Acquisition: Three Engravings by Jan Muller of “Mercury Abducting Psyche”

Jan Muller, after Adriaen de Vries, "Mercury Abducting Psyche"

Jan Muller, after Adriaen de Vries
Mercury Abducting Psyche, c. 1597
engraving on laid paper
plate: 50 x 26 cm (19 11/16 x 10 1/4 in.)
sheet: 51.4 x 27 cm (20 1/4 x 10 5/8 in.)
National Gallery of Art, Washington
Ruth and Jacob Kainen Memorial Acquisition Fund

Netherlandish artist Jan Muller (1571–1628) was among the most imaginative and refined of a group of engravers that flourished between Haarlem and the imperial court at Prague around the turn of the 16th century. The National Gallery of Art has acquired Muller’s Mercury Abducting Psyche (c. 1597), a series of three engravings based on a 1593 sculpture of the same name by Adriaen de Vries (c. 1556–1626).

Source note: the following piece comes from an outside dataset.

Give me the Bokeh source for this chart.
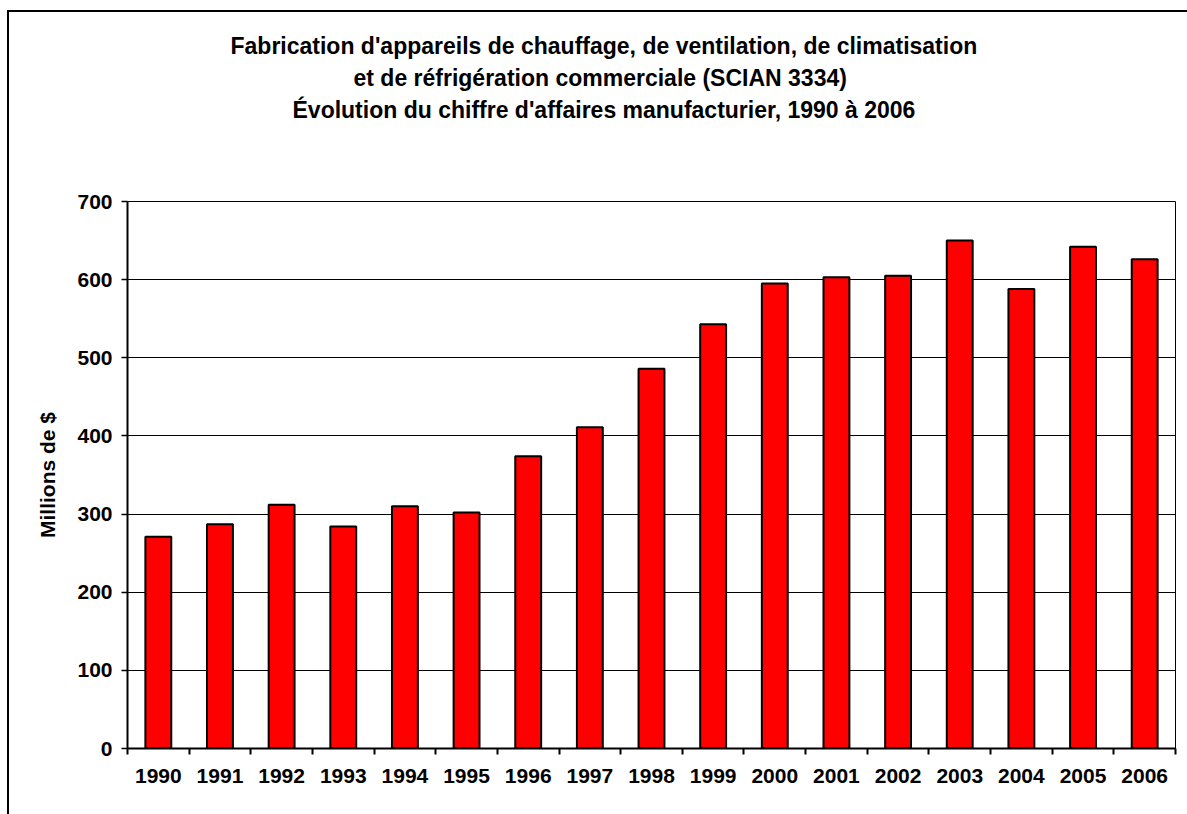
from bokeh.plotting import figure
from bokeh.models import (Range1d, FixedTicker, SingleIntervalTicker, Title,
                          ColumnDataSource, InlineStyleSheet)
from bokeh.embed import file_html
from bokeh.resources import INLINE

# ---- data ----
years = ["1990", "1991", "1992", "1993", "1994", "1995", "1996", "1997", "1998",
         "1999", "2000", "2001", "2002", "2003", "2004", "2005", "2006"]
values = [271, 287, 312, 284, 310, 302, 374, 411, 486,
          543, 595, 603, 605, 650, 588, 642, 626]
title_lines = [
    "Fabrication d'appareils de chauffage, de ventilation, de climatisation",
    "et de réfrigération commerciale (SCIAN 3334)",
    "Évolution du chiffre d'affaires manufacturier, 1990 à 2006",
]
title_offsets = [103, 226, 165]
y_label = "Millions de $"

FONT = "Liberation Sans"

centers = [i + 0.5 for i in range(len(years))]
bounds = list(range(len(years) + 1))
src = ColumnDataSource(dict(x=centers, top=values, year=years))

border_css = InlineStyleSheet(css="""
:host { position: relative; }
:host::after {
  content: ""; position: absolute; left: 7px; top: 10px;
  width: 2000px; height: 2000px; border: 2px solid black;
  pointer-events: none; box-sizing: border-box;
}
""")

p = figure(width=1187, height=814, output_backend="svg", toolbar_location=None,
           x_range=Range1d(0, len(years)), y_range=Range1d(0, 700),
           min_border_left=127, min_border_right=12, min_border_top=201,
           min_border_bottom=66, stylesheets=[border_css])
p.background_fill_color = "white"
p.border_fill_color = "white"
p.outline_line_color = "black"
p.outline_line_width = 1

p.vbar(x="x", top="top", width=0.42, source=src, fill_color="#FF0000",
       line_color="black", line_width=2)

# grid
p.xgrid.visible = False
p.ygrid.ticker = SingleIntervalTicker(interval=100)
p.ygrid.grid_line_color = "black"
p.ygrid.grid_line_width = 1

# y axis
ya = p.yaxis[0]
ya.ticker = SingleIntervalTicker(interval=100)
ya.axis_line_width = 2
ya.axis_line_color = "black"
ya.major_tick_in = 0
ya.major_tick_out = 6
ya.major_tick_line_width = 1.5
ya.minor_tick_line_color = None
ya.major_label_text_font = FONT
ya.major_label_text_font_style = "bold"
ya.major_label_text_font_size = "21px"
ya.major_label_text_color = "black"
ya.major_label_standoff = 9
ya.axis_label = y_label
ya.axis_label_text_font = FONT
ya.axis_label_text_font_style = "bold"
ya.axis_label_text_font_size = "21px"
ya.axis_label_text_color = "black"
ya.axis_label_standoff = 15

# x axis
xa = p.xaxis[0]
xa.ticker = FixedTicker(ticks=centers, minor_ticks=bounds)
xa.major_label_overrides = {c: y for c, y in zip(centers, years)}
xa.axis_line_width = 2
xa.axis_line_color = "black"
xa.major_tick_in = 0
xa.major_tick_out = 0
xa.minor_tick_in = 0
xa.minor_tick_out = 6
xa.minor_tick_line_width = 2
xa.minor_tick_line_color = "black"
xa.major_label_text_font = FONT
xa.major_label_text_font_style = "bold"
xa.major_label_text_font_size = "21px"
xa.major_label_text_color = "black"
xa.major_label_standoff = 14

# title lines: a spacer nearest the frame, then lines from bottom to top
p.add_layout(Title(text=" ", text_font_size="67px", standoff=0), "above")
for txt, off in reversed(list(zip(title_lines, title_offsets))):
    p.add_layout(Title(text=txt, align="left", offset=off, text_font=FONT,
                       text_font_style="bold", text_font_size="23px",
                       text_color="black", standoff=4), "above")

open("out.html", "w").write(file_html(p, INLINE))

In these prints, Muller rendered the statue from three different points of view. By translating a life-size marble of erotic subject and complicated torsion into black-and-white line work of remarkably abstract organization and exhaustive execution, the series demonstrates his extraordinary virtuosity. The series is a late and exceptional example in the paragone—the Renaissance argument about the relative merits of artistic media (usually sculpture and painting) and resulting attempts to demonstrate the superiority of one over another. Not only does this series epitomize the last flourishing of mannerism, but it also asserts the representational potential and high status of engraving.